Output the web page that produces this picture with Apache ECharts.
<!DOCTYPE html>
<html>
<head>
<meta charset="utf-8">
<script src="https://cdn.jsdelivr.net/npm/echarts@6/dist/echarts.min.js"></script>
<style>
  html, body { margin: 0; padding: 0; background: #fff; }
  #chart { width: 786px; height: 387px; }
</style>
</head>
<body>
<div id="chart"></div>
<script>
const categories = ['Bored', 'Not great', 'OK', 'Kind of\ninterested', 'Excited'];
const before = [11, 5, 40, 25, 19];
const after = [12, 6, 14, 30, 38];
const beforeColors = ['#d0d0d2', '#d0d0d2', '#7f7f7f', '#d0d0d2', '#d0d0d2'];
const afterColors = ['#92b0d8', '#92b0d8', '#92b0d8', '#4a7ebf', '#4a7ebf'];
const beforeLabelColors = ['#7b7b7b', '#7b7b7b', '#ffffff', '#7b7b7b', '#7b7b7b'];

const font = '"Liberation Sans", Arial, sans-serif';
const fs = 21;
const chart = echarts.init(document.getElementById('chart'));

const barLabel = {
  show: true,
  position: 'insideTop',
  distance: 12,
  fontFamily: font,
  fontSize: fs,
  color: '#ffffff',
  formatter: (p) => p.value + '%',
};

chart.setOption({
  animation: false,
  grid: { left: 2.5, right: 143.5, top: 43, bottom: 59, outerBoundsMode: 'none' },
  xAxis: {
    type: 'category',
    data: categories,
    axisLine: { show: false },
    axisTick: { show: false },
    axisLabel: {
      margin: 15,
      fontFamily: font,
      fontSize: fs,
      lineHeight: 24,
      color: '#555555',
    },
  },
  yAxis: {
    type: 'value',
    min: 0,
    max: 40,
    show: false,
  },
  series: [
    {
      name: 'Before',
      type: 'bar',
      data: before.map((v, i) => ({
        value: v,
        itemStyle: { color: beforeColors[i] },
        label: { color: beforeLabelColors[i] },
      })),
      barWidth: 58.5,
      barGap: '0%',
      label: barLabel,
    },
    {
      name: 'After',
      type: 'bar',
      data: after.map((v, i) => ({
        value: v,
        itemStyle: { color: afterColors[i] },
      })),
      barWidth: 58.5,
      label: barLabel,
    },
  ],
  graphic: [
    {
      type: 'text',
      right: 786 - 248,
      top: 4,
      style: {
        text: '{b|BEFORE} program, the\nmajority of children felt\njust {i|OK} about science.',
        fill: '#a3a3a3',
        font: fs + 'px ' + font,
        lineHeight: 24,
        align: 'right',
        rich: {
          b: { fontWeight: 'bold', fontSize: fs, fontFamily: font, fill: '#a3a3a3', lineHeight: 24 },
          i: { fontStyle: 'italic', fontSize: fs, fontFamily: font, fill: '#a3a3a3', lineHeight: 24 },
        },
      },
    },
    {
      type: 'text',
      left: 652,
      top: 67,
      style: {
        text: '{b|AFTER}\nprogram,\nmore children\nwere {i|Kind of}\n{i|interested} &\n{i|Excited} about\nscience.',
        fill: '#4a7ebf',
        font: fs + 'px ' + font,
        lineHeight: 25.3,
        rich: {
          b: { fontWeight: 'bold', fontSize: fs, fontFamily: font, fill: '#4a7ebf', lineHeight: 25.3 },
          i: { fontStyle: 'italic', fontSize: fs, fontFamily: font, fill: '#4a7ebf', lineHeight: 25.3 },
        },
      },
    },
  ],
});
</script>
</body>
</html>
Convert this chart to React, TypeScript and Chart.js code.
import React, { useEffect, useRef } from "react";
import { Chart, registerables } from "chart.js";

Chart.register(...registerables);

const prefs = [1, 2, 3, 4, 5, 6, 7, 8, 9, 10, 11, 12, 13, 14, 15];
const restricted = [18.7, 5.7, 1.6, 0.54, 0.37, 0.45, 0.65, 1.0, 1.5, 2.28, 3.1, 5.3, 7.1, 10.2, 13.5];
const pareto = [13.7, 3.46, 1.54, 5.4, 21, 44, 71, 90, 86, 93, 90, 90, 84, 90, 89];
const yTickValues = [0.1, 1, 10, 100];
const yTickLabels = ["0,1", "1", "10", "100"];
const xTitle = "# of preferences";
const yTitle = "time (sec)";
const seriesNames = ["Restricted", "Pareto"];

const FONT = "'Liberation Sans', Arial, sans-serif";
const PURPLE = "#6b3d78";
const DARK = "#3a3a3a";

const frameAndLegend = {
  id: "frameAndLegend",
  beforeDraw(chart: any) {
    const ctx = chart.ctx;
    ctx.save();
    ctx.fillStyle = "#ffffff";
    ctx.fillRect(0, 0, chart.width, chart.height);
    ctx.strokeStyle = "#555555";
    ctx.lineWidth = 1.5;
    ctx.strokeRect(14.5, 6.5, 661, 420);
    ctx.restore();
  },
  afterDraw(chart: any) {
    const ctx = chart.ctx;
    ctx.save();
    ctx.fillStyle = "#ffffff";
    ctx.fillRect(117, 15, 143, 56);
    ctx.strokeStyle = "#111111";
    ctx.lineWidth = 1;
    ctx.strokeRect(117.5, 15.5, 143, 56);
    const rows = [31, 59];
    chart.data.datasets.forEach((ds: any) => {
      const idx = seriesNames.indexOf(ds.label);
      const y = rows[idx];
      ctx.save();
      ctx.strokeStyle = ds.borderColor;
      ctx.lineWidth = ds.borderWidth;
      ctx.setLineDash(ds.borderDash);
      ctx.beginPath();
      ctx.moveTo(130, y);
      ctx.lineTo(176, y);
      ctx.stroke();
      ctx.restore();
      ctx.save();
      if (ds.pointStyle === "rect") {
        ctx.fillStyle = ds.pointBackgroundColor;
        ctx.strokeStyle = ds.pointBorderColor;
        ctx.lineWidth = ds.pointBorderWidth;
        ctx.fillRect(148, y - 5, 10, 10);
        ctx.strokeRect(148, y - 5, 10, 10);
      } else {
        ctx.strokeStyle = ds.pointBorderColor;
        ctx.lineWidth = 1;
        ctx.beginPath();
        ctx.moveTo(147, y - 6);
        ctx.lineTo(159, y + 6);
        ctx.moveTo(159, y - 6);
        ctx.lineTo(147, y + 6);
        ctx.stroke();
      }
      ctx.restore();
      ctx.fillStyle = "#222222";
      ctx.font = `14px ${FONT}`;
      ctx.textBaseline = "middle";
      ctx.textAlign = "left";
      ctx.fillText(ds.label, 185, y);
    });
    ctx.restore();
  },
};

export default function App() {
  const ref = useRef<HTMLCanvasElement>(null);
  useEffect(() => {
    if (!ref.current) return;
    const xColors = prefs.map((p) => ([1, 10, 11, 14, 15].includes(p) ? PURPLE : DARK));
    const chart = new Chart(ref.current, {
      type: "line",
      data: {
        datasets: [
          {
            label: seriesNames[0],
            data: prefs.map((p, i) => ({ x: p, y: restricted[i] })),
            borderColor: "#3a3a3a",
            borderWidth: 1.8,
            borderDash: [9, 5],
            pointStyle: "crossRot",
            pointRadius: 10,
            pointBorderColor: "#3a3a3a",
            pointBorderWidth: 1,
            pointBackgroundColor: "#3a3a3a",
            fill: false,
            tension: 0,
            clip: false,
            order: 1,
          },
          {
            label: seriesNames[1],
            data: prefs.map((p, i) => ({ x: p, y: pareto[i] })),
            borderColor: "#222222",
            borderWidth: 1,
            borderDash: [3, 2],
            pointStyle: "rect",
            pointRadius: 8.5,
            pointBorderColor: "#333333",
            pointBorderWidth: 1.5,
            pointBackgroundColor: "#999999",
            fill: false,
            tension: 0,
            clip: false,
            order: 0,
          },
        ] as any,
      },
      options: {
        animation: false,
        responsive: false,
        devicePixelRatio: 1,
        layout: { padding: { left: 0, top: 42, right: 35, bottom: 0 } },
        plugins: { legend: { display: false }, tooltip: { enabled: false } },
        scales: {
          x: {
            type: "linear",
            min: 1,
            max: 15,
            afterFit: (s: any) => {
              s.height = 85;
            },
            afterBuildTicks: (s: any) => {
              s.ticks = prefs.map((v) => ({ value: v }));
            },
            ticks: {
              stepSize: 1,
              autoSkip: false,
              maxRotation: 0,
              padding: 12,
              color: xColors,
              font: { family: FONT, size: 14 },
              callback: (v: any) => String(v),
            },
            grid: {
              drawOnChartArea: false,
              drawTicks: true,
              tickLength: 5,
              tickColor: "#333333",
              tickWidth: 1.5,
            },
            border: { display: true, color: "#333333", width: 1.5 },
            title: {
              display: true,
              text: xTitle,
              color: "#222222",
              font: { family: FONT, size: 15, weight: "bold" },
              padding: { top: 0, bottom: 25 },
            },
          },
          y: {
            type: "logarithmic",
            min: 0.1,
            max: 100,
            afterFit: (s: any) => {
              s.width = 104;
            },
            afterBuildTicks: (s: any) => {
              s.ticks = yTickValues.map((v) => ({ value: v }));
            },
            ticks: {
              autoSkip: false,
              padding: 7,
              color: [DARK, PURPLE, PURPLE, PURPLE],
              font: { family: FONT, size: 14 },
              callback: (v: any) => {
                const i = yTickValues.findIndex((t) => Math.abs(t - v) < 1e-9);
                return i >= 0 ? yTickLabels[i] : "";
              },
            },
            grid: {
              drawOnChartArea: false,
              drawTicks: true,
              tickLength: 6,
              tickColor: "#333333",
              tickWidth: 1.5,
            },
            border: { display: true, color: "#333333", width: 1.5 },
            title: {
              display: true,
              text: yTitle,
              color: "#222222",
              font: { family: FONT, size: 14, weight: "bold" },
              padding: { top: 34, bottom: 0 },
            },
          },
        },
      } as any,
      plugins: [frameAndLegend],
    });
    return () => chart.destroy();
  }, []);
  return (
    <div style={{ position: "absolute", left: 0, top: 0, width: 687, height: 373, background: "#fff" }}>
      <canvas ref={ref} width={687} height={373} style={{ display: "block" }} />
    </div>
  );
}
...
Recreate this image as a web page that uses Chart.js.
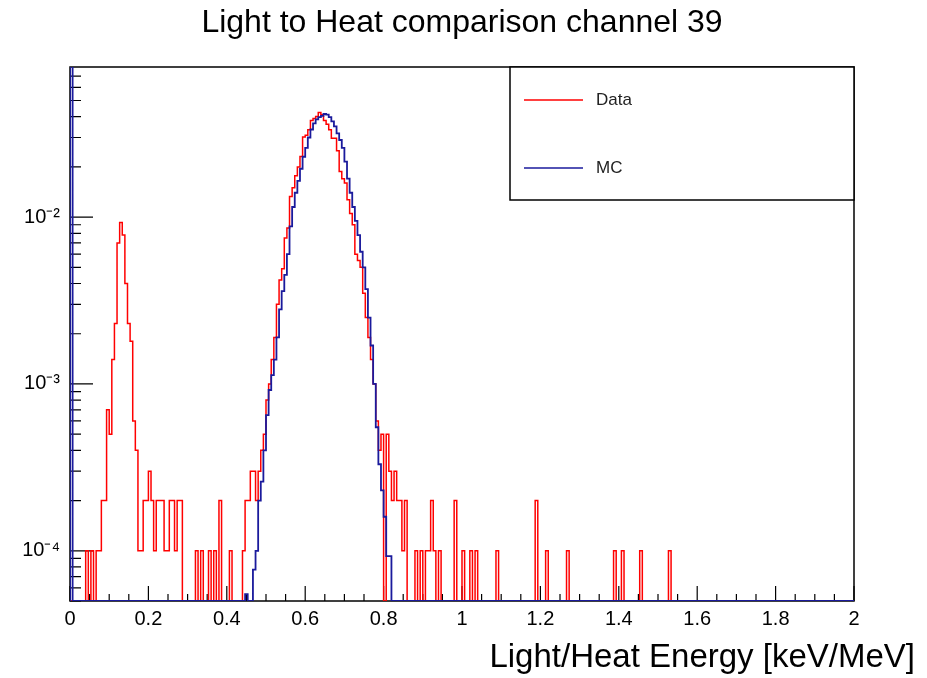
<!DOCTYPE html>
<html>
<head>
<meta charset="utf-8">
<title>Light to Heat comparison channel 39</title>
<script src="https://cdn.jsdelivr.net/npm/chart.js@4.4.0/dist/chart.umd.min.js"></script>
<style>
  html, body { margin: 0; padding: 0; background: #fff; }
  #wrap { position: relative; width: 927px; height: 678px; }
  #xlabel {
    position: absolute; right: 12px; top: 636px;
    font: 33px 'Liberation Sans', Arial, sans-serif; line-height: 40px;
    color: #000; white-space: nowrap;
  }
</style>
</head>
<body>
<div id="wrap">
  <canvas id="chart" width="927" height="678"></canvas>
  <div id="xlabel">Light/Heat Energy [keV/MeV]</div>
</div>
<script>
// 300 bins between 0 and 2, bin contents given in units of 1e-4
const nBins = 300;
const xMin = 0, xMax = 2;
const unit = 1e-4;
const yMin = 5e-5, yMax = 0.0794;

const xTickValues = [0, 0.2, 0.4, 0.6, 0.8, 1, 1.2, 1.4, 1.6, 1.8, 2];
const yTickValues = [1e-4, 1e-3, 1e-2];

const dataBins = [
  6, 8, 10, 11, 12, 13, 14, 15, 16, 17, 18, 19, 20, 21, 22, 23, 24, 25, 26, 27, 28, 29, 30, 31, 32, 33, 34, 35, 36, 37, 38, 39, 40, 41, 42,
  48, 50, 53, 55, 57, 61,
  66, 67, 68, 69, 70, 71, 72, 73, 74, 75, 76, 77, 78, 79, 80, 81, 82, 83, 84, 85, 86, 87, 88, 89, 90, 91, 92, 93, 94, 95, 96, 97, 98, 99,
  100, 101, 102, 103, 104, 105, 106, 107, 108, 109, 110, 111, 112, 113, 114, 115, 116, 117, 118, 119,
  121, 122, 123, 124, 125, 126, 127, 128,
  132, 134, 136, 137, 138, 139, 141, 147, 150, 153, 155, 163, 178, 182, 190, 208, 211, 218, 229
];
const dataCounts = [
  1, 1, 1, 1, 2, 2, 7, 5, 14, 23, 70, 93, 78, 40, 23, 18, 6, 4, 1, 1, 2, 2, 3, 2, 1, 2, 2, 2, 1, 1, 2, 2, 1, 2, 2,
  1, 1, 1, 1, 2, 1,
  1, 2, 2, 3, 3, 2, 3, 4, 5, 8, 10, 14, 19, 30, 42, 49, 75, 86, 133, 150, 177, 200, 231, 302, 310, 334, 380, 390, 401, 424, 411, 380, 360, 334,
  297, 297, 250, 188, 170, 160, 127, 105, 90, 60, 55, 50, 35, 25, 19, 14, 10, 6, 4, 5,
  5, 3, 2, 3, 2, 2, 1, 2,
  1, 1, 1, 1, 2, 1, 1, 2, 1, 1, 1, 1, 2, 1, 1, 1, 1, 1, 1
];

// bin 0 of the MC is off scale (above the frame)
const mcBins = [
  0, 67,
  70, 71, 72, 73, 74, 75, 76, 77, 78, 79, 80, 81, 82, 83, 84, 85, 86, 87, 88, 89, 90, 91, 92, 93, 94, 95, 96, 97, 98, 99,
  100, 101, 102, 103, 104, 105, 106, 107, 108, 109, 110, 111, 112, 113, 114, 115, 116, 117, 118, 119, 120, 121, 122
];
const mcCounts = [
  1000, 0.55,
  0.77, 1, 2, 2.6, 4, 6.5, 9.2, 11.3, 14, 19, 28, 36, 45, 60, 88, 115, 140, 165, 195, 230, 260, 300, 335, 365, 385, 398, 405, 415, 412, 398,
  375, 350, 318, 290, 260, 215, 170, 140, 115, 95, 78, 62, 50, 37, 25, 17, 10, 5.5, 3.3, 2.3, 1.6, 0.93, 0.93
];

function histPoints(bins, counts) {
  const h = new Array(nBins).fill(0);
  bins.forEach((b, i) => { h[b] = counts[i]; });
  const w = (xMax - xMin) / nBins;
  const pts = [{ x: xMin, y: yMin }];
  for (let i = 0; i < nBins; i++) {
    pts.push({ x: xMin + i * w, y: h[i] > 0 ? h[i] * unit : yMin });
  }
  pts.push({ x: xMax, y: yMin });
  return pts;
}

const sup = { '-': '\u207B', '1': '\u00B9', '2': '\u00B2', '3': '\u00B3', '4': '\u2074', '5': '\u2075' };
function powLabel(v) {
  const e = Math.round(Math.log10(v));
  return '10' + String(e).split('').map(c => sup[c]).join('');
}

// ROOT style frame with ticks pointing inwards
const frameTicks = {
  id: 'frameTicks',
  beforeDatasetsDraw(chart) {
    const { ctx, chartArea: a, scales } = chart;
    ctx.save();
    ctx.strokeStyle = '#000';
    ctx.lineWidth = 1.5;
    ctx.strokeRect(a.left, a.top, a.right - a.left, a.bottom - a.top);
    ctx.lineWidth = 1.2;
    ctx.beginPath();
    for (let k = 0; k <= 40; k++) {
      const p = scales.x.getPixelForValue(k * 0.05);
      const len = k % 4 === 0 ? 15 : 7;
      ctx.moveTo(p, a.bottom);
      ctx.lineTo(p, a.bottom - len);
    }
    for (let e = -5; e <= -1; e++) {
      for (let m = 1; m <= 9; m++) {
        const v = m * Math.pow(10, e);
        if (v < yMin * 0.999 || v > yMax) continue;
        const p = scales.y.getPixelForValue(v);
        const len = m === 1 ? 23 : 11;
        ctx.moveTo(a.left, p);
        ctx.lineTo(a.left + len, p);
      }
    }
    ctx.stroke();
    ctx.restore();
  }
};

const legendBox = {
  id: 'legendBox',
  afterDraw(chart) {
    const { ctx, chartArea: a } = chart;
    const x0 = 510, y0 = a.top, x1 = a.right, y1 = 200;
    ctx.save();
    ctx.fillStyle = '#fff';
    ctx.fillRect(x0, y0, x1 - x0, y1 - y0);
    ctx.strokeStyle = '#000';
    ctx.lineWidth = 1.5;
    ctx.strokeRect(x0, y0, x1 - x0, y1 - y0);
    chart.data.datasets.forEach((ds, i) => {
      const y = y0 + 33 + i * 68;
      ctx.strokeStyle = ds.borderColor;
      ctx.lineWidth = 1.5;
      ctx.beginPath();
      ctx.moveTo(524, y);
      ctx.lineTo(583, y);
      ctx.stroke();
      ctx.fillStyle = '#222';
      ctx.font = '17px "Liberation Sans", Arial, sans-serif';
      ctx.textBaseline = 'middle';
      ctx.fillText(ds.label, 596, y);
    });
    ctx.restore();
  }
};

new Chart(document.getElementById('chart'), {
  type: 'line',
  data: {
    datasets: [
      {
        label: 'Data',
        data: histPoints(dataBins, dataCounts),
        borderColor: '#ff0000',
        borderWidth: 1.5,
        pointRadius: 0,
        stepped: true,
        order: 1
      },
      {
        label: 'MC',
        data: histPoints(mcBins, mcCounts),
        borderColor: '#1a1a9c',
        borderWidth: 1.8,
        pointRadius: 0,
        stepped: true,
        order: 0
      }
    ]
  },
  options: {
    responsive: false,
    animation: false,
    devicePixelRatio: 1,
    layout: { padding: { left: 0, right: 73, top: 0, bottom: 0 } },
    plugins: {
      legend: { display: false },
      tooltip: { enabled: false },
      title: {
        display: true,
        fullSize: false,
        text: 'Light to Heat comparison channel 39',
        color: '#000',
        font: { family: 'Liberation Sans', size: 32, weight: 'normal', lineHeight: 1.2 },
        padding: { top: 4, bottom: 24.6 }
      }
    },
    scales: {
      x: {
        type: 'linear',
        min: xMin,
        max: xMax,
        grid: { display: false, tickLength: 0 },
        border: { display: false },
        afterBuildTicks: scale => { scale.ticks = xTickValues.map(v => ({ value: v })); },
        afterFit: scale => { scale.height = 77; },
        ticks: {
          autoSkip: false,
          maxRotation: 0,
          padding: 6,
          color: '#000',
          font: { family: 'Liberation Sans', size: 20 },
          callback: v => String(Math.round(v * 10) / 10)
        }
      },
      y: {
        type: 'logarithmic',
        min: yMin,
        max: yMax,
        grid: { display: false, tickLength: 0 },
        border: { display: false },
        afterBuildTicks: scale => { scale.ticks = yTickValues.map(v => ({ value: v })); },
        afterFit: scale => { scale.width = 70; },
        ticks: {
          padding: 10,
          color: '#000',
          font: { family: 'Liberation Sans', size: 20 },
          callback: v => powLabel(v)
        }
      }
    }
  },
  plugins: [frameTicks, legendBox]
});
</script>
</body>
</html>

# Instructions to follow
Report every line containing the word "that" from the listing above.

# Correct answer
Output the web page that produces this picture with Apache ECharts.
Recreate this image as a web page that uses Chart.js.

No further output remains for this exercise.